The fairness problem: when the interface hides the stakes

At the heart of these disputes is a basic fairness question: should a driver who pays what the app requests, within the time it displays, be punished for a technicality buried in the municipal code. In Bloomington, the graduate’s $120 ticket on top of a $6.25 payment illustrates how harsh the outcome can be when the interface fails to communicate that a space-based rule still applies. The app did not clearly signal that choosing the wrong stall number would nullify the entire transaction, yet the enforcement system treated the mistake as if no payment had been made at all.

In New York, the ParkNYC reboot shows a different version of the same problem. When existing users were suddenly required to recreate accounts and accept a new 20 cent fee, the app shifted the terms of engagement without giving drivers much say in the matter. Those who were caught mid transition faced a choice between risking a ticket while troubleshooting or abandoning the app and racing to a meter. In both cities, the software’s design and rollout decisions shaped who bore the risk of confusion, and in both cases that burden fell squarely on the people behind the wheel.

What better transparency could look like

Improving fairness does not require cities to abandon enforcement or sacrifice revenue, but it does demand clearer communication at the point where drivers make decisions. One straightforward step would be to build stronger guardrails into apps so they flag high risk actions in real time. If a system is pay-by-space, the interface could require users to confirm the physical number posted on the curb, perhaps with a photo prompt, before accepting payment. If a zone has special rules that differ from the default, the app could display a bold warning explaining that a mismatch will result in a ticket even if money changes hands.

Cities could also adopt grace periods and automatic refunds for first time errors that are clearly linked to confusing design. In a case like Bloomington’s, where a driver pays $6.25 but accidentally assigns it to the wrong space, the system could automatically reassign the payment or waive the first violation rather than issuing a $120 fine. For large platforms like ParkNYC, transparent messaging about new fees and account migrations, delivered well before a relaunch, would help drivers adjust without being surprised at the curb. These changes would not eliminate every dispute, but they would align the digital experience more closely with the legal reality.

How drivers can protect themselves in the meantime

Until cities and vendors close the gap between app design and ordinance details, drivers have to take extra steps to protect themselves. That starts with treating the app as a tool, not a guarantee. Before confirming payment, motorists should double check that the space or zone number on the screen matches the markings on the curb or meter, and that the time limits shown in the app align with posted signs. Taking quick photos of the car, the sign, and the confirmation screen can provide valuable evidence if a ticket arrives later.

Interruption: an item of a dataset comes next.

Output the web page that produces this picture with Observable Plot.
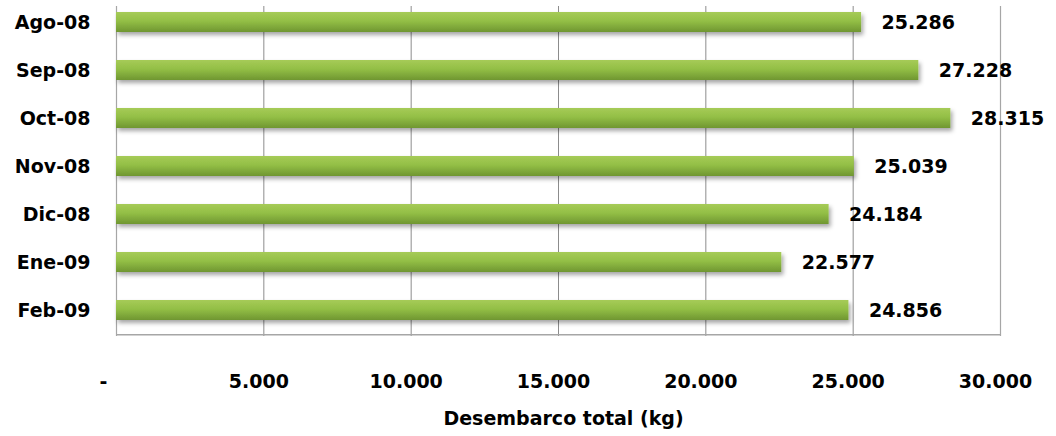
<!DOCTYPE html>
<html><head><meta charset="utf-8">
<script src="https://cdn.jsdelivr.net/npm/d3@7"></script>
<script src="https://cdn.jsdelivr.net/npm/@observablehq/plot@0.6"></script>
<style>body{margin:0;background:#fff;} svg{display:block;}</style>
</head><body><div id="chart"></div>
<script>
const categories = ["Ago-08","Sep-08","Oct-08","Nov-08","Dic-08","Ene-09","Feb-09"];
const values = [25286, 27228, 28315, 25039, 24184, 22577, 24856];
const valueLabels = ["25.286","27.228","28.315","25.039","24.184","22.577","24.856"];
const tickValues = [0, 5000, 10000, 15000, 20000, 25000, 30000];
const tickLabels = ["-", "5.000", "10.000", "15.000", "20.000", "25.000", "30.000"];
const axisTitle = "Desembarco total (kg)";

const data = categories.map((c, i) => ({cat: c, value: values[i], label: valueLabels[i]}));
const ticks = tickValues.map((v, i) => ({v, label: tickLabels[i]}));
const font = "DejaVu Sans";
const txt = {fontSize: 19, fontWeight: "bold", fill: "#000"};

const chart = Plot.plot({
  width: 1056, height: 436,
  marginLeft: 116, marginRight: 56, marginTop: 6, marginBottom: 100,
  style: {fontFamily: font, background: "#fff", overflow: "visible"},
  x: {domain: [0, 30000], axis: null},
  y: {domain: categories, range: [-4, 336], paddingInner: 0.59, paddingOuter: 0.295, axis: null},
  marks: [
    Plot.ruleX(tickValues.slice(1, -1), {stroke: "#8c8c8c", strokeWidth: 1}),
    Plot.ruleX([0, 30000], {stroke: "#a6a6a6", strokeWidth: 1.2}),
    Plot.ruleY([categories[categories.length - 1]], {y: d => d, dy: 24.3, x1: 0, x2: 30000, stroke: "#a6a6a6", strokeWidth: 1.5}),
    Plot.barX(data, {x: "value", y: "cat", fill: "url(#barGrad)", className: "bars"}),
    Plot.text(data, {x: "value", y: "cat", text: "label", textAnchor: "start", dx: 20, ...txt}),
    Plot.text(categories, {x: 0, y: d => d, text: d => d, textAnchor: "end", dx: -26, ...txt}),
    Plot.text(ticks.slice(0, 1), {x: "v", text: "label", frameAnchor: "bottom", lineAnchor: "middle", dy: 45, dx: -13, ...txt}),
    Plot.text(ticks.slice(1), {x: "v", text: "label", frameAnchor: "bottom", lineAnchor: "middle", dy: 45, dx: -5, ...txt}),
    Plot.text([axisTitle], {frameAnchor: "bottom", lineAnchor: "middle", dy: 82, dx: 5, text: d => d, ...txt})
  ]
});

const svg = d3.select(chart);
const defs = svg.insert("defs", ":first-child");
const g = defs.append("linearGradient").attr("id", "barGrad").attr("x1", 0).attr("y1", 0).attr("x2", 0).attr("y2", 1);
g.append("stop").attr("offset", "0%").attr("stop-color", "#a6cb57");
g.append("stop").attr("offset", "45%").attr("stop-color", "#93bf46");
g.append("stop").attr("offset", "100%").attr("stop-color", "#6f9631");
const f = defs.append("filter").attr("id", "shadow").attr("x", "-5%").attr("y", "-30%").attr("width", "110%").attr("height", "180%");
f.append("feDropShadow").attr("dx", 2).attr("dy", 3).attr("stdDeviation", 2).attr("flood-color", "#000").attr("flood-opacity", 0.35);
svg.selectAll("g.bars").attr("filter", "url(#shadow)");
document.getElementById("chart").appendChild(chart);
</script>
</body></html>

When a notice does show up despite apparent compliance, contesting it promptly and in writing gives drivers the best chance of relief. Citing specific facts, such as the $6.25 payment in Bloomington or the requirement to recreate accounts after the ParkNYC reboot, can help hearing officers see that the issue stems from system design rather than deliberate nonpayment. While the process can be time consuming, each challenge also sends a signal to city officials that the current balance between digital convenience and legal fine print is not working as well as advertised.